## Required task
Transcribe the full listing exactly, and drop every picture.

## Data

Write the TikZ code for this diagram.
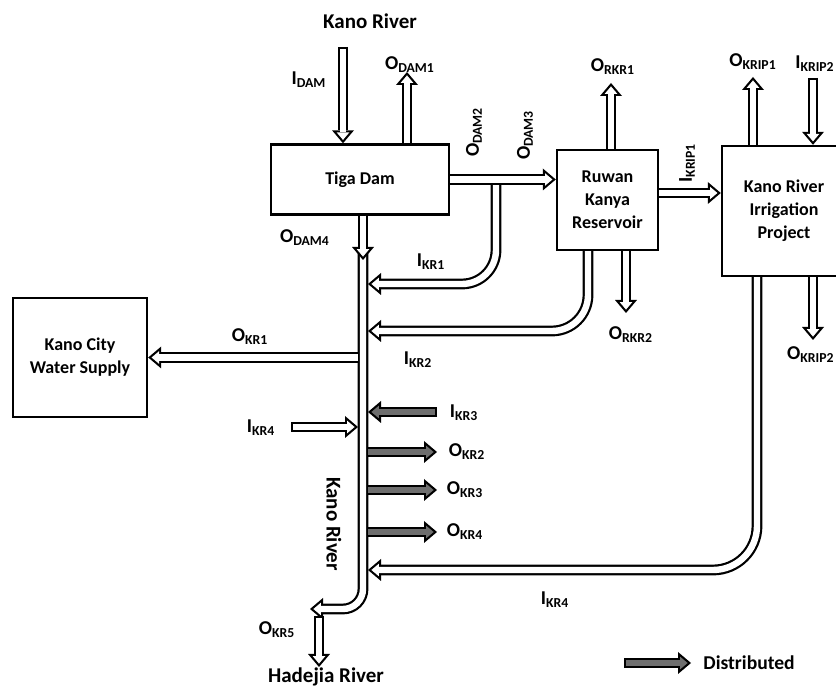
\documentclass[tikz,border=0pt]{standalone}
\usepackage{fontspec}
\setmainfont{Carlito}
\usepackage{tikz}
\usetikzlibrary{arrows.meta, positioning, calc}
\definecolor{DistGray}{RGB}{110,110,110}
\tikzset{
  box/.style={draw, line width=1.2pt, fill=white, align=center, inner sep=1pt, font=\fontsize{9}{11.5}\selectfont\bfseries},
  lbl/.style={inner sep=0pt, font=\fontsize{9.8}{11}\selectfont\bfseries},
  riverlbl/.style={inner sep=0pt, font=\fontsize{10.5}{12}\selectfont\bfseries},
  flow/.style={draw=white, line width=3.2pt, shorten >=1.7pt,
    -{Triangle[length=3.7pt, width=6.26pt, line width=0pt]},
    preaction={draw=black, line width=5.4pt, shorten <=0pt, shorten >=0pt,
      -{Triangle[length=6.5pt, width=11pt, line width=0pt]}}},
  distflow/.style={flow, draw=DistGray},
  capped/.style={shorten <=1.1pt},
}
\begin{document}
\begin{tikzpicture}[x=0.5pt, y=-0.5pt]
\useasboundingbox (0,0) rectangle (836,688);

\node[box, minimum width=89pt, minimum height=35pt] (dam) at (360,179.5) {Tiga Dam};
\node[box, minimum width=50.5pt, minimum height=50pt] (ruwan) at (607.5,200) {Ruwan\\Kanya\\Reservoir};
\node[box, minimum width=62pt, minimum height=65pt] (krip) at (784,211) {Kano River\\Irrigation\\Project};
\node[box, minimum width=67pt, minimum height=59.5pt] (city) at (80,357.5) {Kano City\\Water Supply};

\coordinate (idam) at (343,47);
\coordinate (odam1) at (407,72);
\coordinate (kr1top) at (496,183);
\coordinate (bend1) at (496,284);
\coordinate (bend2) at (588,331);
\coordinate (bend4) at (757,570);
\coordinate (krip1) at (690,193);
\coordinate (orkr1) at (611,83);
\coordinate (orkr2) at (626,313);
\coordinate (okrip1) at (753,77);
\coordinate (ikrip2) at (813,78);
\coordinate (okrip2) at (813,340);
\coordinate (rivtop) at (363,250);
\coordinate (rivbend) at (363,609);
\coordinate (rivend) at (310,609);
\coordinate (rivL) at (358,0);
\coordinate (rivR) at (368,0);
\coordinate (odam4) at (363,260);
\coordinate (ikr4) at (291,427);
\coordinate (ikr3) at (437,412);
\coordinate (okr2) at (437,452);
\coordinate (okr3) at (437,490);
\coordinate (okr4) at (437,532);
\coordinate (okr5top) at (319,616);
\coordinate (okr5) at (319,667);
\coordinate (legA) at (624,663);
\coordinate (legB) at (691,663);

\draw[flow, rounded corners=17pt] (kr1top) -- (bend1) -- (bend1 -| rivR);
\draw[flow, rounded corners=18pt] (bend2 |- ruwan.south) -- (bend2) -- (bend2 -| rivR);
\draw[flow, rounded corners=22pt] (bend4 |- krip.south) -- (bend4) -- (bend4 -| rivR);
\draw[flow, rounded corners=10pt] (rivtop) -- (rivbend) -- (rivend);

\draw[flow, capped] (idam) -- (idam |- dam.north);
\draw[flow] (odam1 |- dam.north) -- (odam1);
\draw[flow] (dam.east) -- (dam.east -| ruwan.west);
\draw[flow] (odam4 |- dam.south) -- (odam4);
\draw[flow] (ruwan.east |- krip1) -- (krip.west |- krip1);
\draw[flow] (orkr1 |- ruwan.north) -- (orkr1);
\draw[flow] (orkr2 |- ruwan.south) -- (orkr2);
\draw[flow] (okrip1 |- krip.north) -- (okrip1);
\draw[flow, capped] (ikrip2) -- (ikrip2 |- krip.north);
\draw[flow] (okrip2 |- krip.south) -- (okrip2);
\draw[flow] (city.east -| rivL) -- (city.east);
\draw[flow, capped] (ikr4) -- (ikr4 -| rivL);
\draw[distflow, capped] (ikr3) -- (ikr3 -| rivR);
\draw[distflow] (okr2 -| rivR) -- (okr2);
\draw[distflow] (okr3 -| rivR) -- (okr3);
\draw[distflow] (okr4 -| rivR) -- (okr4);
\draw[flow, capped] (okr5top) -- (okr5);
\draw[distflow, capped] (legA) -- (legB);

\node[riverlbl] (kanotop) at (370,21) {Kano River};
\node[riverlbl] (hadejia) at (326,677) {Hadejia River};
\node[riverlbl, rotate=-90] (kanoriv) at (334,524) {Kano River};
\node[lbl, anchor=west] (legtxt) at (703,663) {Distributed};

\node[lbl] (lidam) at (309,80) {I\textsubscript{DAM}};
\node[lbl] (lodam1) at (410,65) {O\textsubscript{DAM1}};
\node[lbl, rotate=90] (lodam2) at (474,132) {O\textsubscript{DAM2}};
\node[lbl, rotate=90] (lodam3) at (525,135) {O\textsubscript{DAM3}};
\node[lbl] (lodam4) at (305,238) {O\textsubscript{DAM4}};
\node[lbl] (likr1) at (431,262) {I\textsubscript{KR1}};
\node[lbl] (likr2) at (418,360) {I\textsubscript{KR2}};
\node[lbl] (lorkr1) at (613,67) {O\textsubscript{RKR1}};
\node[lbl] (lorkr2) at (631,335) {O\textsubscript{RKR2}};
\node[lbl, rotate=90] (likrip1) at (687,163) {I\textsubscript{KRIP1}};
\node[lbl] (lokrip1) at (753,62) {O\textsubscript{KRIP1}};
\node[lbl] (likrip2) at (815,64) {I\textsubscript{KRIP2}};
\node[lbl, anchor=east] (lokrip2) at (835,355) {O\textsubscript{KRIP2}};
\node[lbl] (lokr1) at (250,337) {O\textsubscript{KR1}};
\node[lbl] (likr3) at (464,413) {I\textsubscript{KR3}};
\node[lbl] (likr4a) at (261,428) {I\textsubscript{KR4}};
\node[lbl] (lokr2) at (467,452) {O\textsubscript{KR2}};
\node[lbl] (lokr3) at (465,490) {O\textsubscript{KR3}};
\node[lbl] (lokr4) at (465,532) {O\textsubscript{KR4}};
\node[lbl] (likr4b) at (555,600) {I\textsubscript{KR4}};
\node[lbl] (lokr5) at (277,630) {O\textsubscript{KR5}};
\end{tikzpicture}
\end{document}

## Answer to the task
Write the TikZ code for this diagram.
\documentclass[tikz,border=0pt]{standalone}
\usepackage{fontspec}
\setmainfont{Carlito}
\usepackage{tikz}
\usetikzlibrary{arrows.meta, positioning, calc}
\definecolor{DistGray}{RGB}{110,110,110}
\tikzset{
  box/.style={draw, line width=1.2pt, fill=white, align=center, inner sep=1pt, font=\fontsize{9}{11.5}\selectfont\bfseries},
  lbl/.style={inner sep=0pt, font=\fontsize{9.8}{11}\selectfont\bfseries},
  riverlbl/.style={inner sep=0pt, font=\fontsize{10.5}{12}\selectfont\bfseries},
  flow/.style={draw=white, line width=3.2pt, shorten >=1.7pt,
    -{Triangle[length=3.7pt, width=6.26pt, line width=0pt]},
    preaction={draw=black, line width=5.4pt, shorten <=0pt, shorten >=0pt,
      -{Triangle[length=6.5pt, width=11pt, line width=0pt]}}},
  distflow/.style={flow, draw=DistGray},
  capped/.style={shorten <=1.1pt},
}
\begin{document}
\begin{tikzpicture}[x=0.5pt, y=-0.5pt]
\useasboundingbox (0,0) rectangle (836,688);

\node[box, minimum width=89pt, minimum height=35pt] (dam) at (360,179.5) {Tiga Dam};
\node[box, minimum width=50.5pt, minimum height=50pt] (ruwan) at (607.5,200) {Ruwan\\Kanya\\Reservoir};
\node[box, minimum width=62pt, minimum height=65pt] (krip) at (784,211) {Kano River\\Irrigation\\Project};
\node[box, minimum width=67pt, minimum height=59.5pt] (city) at (80,357.5) {Kano City\\Water Supply};

\coordinate (idam) at (343,47);
\coordinate (odam1) at (407,72);
\coordinate (kr1top) at (496,183);
\coordinate (bend1) at (496,284);
\coordinate (bend2) at (588,331);
\coordinate (bend4) at (757,570);
\coordinate (krip1) at (690,193);
\coordinate (orkr1) at (611,83);
\coordinate (orkr2) at (626,313);
\coordinate (okrip1) at (753,77);
\coordinate (ikrip2) at (813,78);
\coordinate (okrip2) at (813,340);
\coordinate (rivtop) at (363,250);
\coordinate (rivbend) at (363,609);
\coordinate (rivend) at (310,609);
\coordinate (rivL) at (358,0);
\coordinate (rivR) at (368,0);
\coordinate (odam4) at (363,260);
\coordinate (ikr4) at (291,427);
\coordinate (ikr3) at (437,412);
\coordinate (okr2) at (437,452);
\coordinate (okr3) at (437,490);
\coordinate (okr4) at (437,532);
\coordinate (okr5top) at (319,616);
\coordinate (okr5) at (319,667);
\coordinate (legA) at (624,663);
\coordinate (legB) at (691,663);

\draw[flow, rounded corners=17pt] (kr1top) -- (bend1) -- (bend1 -| rivR);
\draw[flow, rounded corners=18pt] (bend2 |- ruwan.south) -- (bend2) -- (bend2 -| rivR);
\draw[flow, rounded corners=22pt] (bend4 |- krip.south) -- (bend4) -- (bend4 -| rivR);
\draw[flow, rounded corners=10pt] (rivtop) -- (rivbend) -- (rivend);

\draw[flow, capped] (idam) -- (idam |- dam.north);
\draw[flow] (odam1 |- dam.north) -- (odam1);
\draw[flow] (dam.east) -- (dam.east -| ruwan.west);
\draw[flow] (odam4 |- dam.south) -- (odam4);
\draw[flow] (ruwan.east |- krip1) -- (krip.west |- krip1);
\draw[flow] (orkr1 |- ruwan.north) -- (orkr1);
\draw[flow] (orkr2 |- ruwan.south) -- (orkr2);
\draw[flow] (okrip1 |- krip.north) -- (okrip1);
\draw[flow, capped] (ikrip2) -- (ikrip2 |- krip.north);
\draw[flow] (okrip2 |- krip.south) -- (okrip2);
\draw[flow] (city.east -| rivL) -- (city.east);
\draw[flow, capped] (ikr4) -- (ikr4 -| rivL);
\draw[distflow, capped] (ikr3) -- (ikr3 -| rivR);
\draw[distflow] (okr2 -| rivR) -- (okr2);
\draw[distflow] (okr3 -| rivR) -- (okr3);
\draw[distflow] (okr4 -| rivR) -- (okr4);
\draw[flow, capped] (okr5top) -- (okr5);
\draw[distflow, capped] (legA) -- (legB);

\node[riverlbl] (kanotop) at (370,21) {Kano River};
\node[riverlbl] (hadejia) at (326,677) {Hadejia River};
\node[riverlbl, rotate=-90] (kanoriv) at (334,524) {Kano River};
\node[lbl, anchor=west] (legtxt) at (703,663) {Distributed};

\node[lbl] (lidam) at (309,80) {I\textsubscript{DAM}};
\node[lbl] (lodam1) at (410,65) {O\textsubscript{DAM1}};
\node[lbl, rotate=90] (lodam2) at (474,132) {O\textsubscript{DAM2}};
\node[lbl, rotate=90] (lodam3) at (525,135) {O\textsubscript{DAM3}};
\node[lbl] (lodam4) at (305,238) {O\textsubscript{DAM4}};
\node[lbl] (likr1) at (431,262) {I\textsubscript{KR1}};
\node[lbl] (likr2) at (418,360) {I\textsubscript{KR2}};
\node[lbl] (lorkr1) at (613,67) {O\textsubscript{RKR1}};
\node[lbl] (lorkr2) at (631,335) {O\textsubscript{RKR2}};
\node[lbl, rotate=90] (likrip1) at (687,163) {I\textsubscript{KRIP1}};
\node[lbl] (lokrip1) at (753,62) {O\textsubscript{KRIP1}};
\node[lbl] (likrip2) at (815,64) {I\textsubscript{KRIP2}};
\node[lbl, anchor=east] (lokrip2) at (835,355) {O\textsubscript{KRIP2}};
\node[lbl] (lokr1) at (250,337) {O\textsubscript{KR1}};
\node[lbl] (likr3) at (464,413) {I\textsubscript{KR3}};
\node[lbl] (likr4a) at (261,428) {I\textsubscript{KR4}};
\node[lbl] (lokr2) at (467,452) {O\textsubscript{KR2}};
\node[lbl] (lokr3) at (465,490) {O\textsubscript{KR3}};
\node[lbl] (lokr4) at (465,532) {O\textsubscript{KR4}};
\node[lbl] (likr4b) at (555,600) {I\textsubscript{KR4}};
\node[lbl] (lokr5) at (277,630) {O\textsubscript{KR5}};
\end{tikzpicture}
\end{document}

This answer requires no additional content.